In 2021, Bonnyville members responded to 303 mental health calls. Officers were deployed to 233 calls in the Town of Bonnyville, 45 calls in the MD of Bonnyville and 22 calls in Kehewin. These 303 calls involved 200 clients. 

By 2022, this number dropped to 176 calls and 105 clients across the detachment area. 

As of Nov. 6, Bonnyville RCMP members have responded to 152 mental health calls involving 147 clients. RCMP responded to 98 calls in the town, 38 in the MD and 16 in Kehewin. 

A new K Division Unit that includes a constable and nurse working together that are based out of St. Paul is assisting detachments across the area.

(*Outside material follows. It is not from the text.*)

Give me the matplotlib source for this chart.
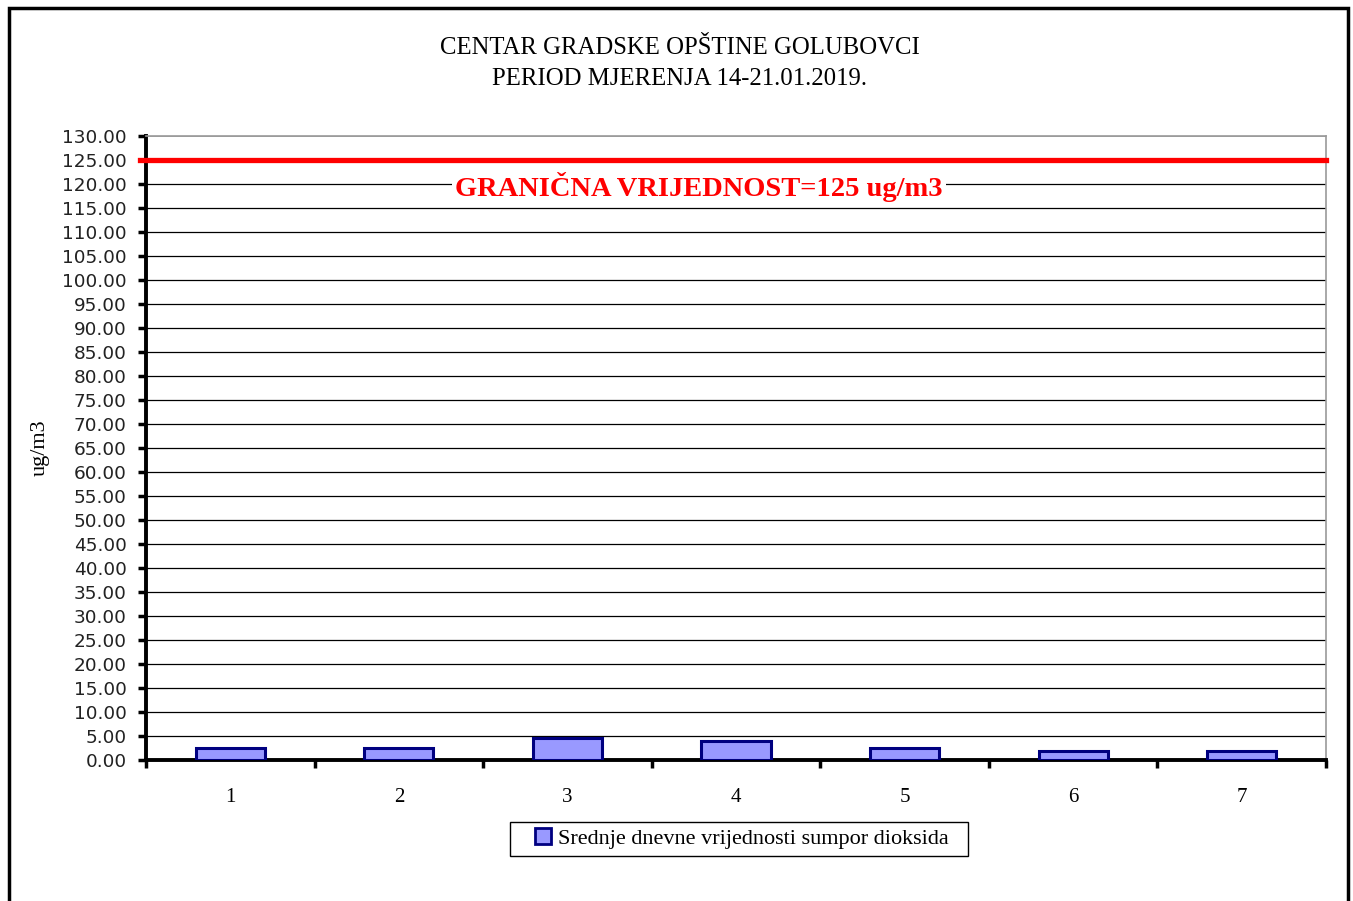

The duo focuses exclusively on mental health calls and has been a real help, expressed Parke. 

Reactive vs. proactive 

When asked what more can be done when it comes to crime reduction in the community, Parke acknowledged the challenges between being proactive and reactive. 

“Bonnyville general duty members continue to average between 300-350 focused patrols each month for a total of roughly 1,000 per quarter. These patrols have proven to be beneficial,” she said. 

These focused patrols take place across the detachment area and many of them occur during the nightshift and may not always be visible to community members. 

“Other than our proactive patrols, a lot of our investigations involving property crimes are reactive in the sense that we don't know about them until they are reported and then we're left starting from scratch as far as trying to determine what happened or who might be responsible,” Parke stated. 

As such, Parke encourages the public to report any crime however minor it might seem, “because unbeknownst to them, it may be related to a rash of events in the same area and might help solve the puzzle. There is no offence or crime that I don't think needs to go unreported.”